Poznali się na zabawie sylwestrowej. Dziś świętują Złote Gody
Państwo Genowefa i Mieczysław Hader świętowali swoje Złote Gody, odbierając medale za długoletnie pożycie małżeńskie. Ich wspólna historia zaczęła się na sylwestrowej zabawie, a dziś z uśmiechem podkreślają, że sekret ich relacji tkwi w zgodzie, wzajemnym szacunku i czułych słowach, które towarzyszą im przez całe życie.

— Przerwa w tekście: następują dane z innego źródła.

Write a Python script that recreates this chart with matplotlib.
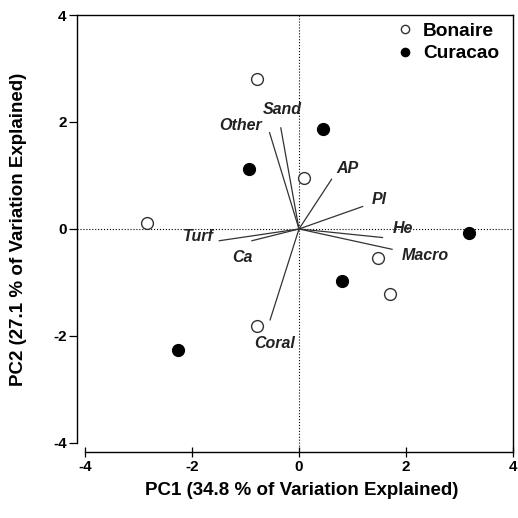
import matplotlib
matplotlib.use("Agg")
import matplotlib.pyplot as plt

plt.rcParams['font.family'] = ['Liberation Sans', 'DejaVu Sans']
plt.rcParams['font.weight'] = 'bold'

# site scores
bonaire_x = [-0.78, 0.10, -2.85, 1.48, 1.70, -0.79]
bonaire_y = [2.80, 0.95, 0.12, -0.54, -1.21, -1.81]
curacao_x = [0.45, -0.93, 3.18, 0.80, -2.26]
curacao_y = [1.86, 1.12, -0.08, -0.97, -2.26]

# variable loadings (vector tips) and label anchors
var_names = ['Other', 'Sand', 'AP', 'Pl', 'He', 'Macro', 'Coral', 'Turf', 'Ca']
var_x = [-0.55, -0.34, 0.61, 1.19, 1.56, 1.74, -0.54, -1.49, -0.88]
var_y = [1.80, 1.89, 0.93, 0.42, -0.16, -0.38, -1.70, -0.22, -0.22]
lab_x = [-1.10, -0.31, 0.91, 1.50, 1.95, 2.36, -0.46, -1.88, -1.06]
lab_y = [1.93, 2.24, 1.13, 0.56, 0.00, -0.50, -2.14, -0.14, -0.54]

ticks = [-4, -2, 0, 2, 4]

fig = plt.figure(figsize=(5.18, 5.18), dpi=100)
# left and bottom spines sit a little outside the -4 limits
ax = fig.add_axes([0.1486, 0.1274, 0.8417, 0.8436])

ax.axhline(0, color='black', linestyle=':', linewidth=0.8, zorder=1)
ax.axvline(0, color='black', linestyle=':', linewidth=0.8, zorder=1)

for name, vx, vy, tx, ty in zip(var_names, var_x, var_y, lab_x, lab_y):
    ax.plot([0, vx], [0, vy], color='#333333', linewidth=0.9, zorder=2)
    ax.text(tx, ty, name, style='italic', fontweight='bold', fontsize=11.5,
            ha='center', va='center', color='#222222', zorder=3)

ax.plot(bonaire_x, bonaire_y, 'o', markersize=8.5, markerfacecolor='white',
        markeredgecolor='#333333', markeredgewidth=1.0, linestyle='none',
        label='Bonaire', zorder=4)
ax.plot(curacao_x, curacao_y, 'o', markersize=8.5, markerfacecolor='black',
        markeredgecolor='black', linestyle='none', label='Curacao', zorder=4)

ax.set_xlim(-4.15, 4)
ax.set_ylim(-4.17, 4)
ax.spines['left'].set_bounds(-4, 4)
ax.spines['bottom'].set_bounds(-4, 4)
ax.set_xticks(ticks)
ax.set_yticks(ticks)
ax.set_xticklabels([str(t) for t in ticks], fontsize=11, fontweight='bold')
ax.set_yticklabels([str(t) for t in ticks], fontsize=11, fontweight='bold')
ax.tick_params(axis='x', direction='inout', length=7, width=0.9, pad=2)
ax.tick_params(axis='y', direction='out', length=6, width=0.9, pad=1.5)
for s in ax.spines.values():
    s.set_linewidth(1.0)

ax.set_xlabel('PC1 (34.8 % of Variation Explained)', fontsize=13.5,
              fontweight='bold', va='center')
ax.set_ylabel('PC2 (27.1 % of Variation Explained)', fontsize=13.5,
              fontweight='bold', va='center')
ax.xaxis.set_label_coords(0.516, -0.087)
ax.yaxis.set_label_coords(-0.135, 0.51)

leg = ax.legend(loc='upper right', bbox_to_anchor=(0.968, 0.983), frameon=False,
                fontsize=13.8, markerscale=0.7, handletextpad=0.45,
                handlelength=1.0, borderaxespad=0.0, borderpad=0.0,
                labelspacing=0.27)
for t in leg.get_texts():
    t.set_fontweight('bold')

fig.savefig('out.png', dpi=100)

9 grudnia w Urzędzie Stanu Cywilnego w Oławie, państwo Genowefa i Mieczysław Hader z Niemila świętowali jubileusz Złotych Godów. Medale za długoletnie pożycie małżeńskie nadawane przez Prezydenta RP, wręczyła jubilatom Helena Masło, zastępca wójta Gminy Oława.
Pani Genowefa pochodzi z Witowic, a Pan Mieczysław z Niemila. Poznali się na zabawie sylwestrowej na świetlicy w Oleśnicy Małej, w 1973 roku. - Poznałem przyszłą żonę, kiedy byłem na przepustce z wojska. Najpierw z wujkiem pojechałem na zabawę do Wiązowa, ale tam mi się nie podobało i chciałem pojechać zobaczyć do Oleśnicy Małej, i tak też się stało. I tak zapoznałem się z nią i bawiliśmy się do białego rana - wspomina pan Mieczysław.
Pan Mieczysław aż do emerytury pracował w Rolniczej Spółdzielni Produkcyjnej w Niemilu, natomiast Pani Genowefa zajmowała się domem i gospodarstwem. Małżeństwo doczekało się czterech córek i dwójki wnuków. Jaka jest ich recepta na długie, szczęśliwe małżeństwo? - Przede wszystkim, aby nie było kłótni, my się nigdy nie kłóciliśmy, ja do niej nigdy nie powiedziałem "Gienka" zawsze "Gienia", "Gieniusia" - ona do mnie tak samo - dodaje Pan Mieczysław.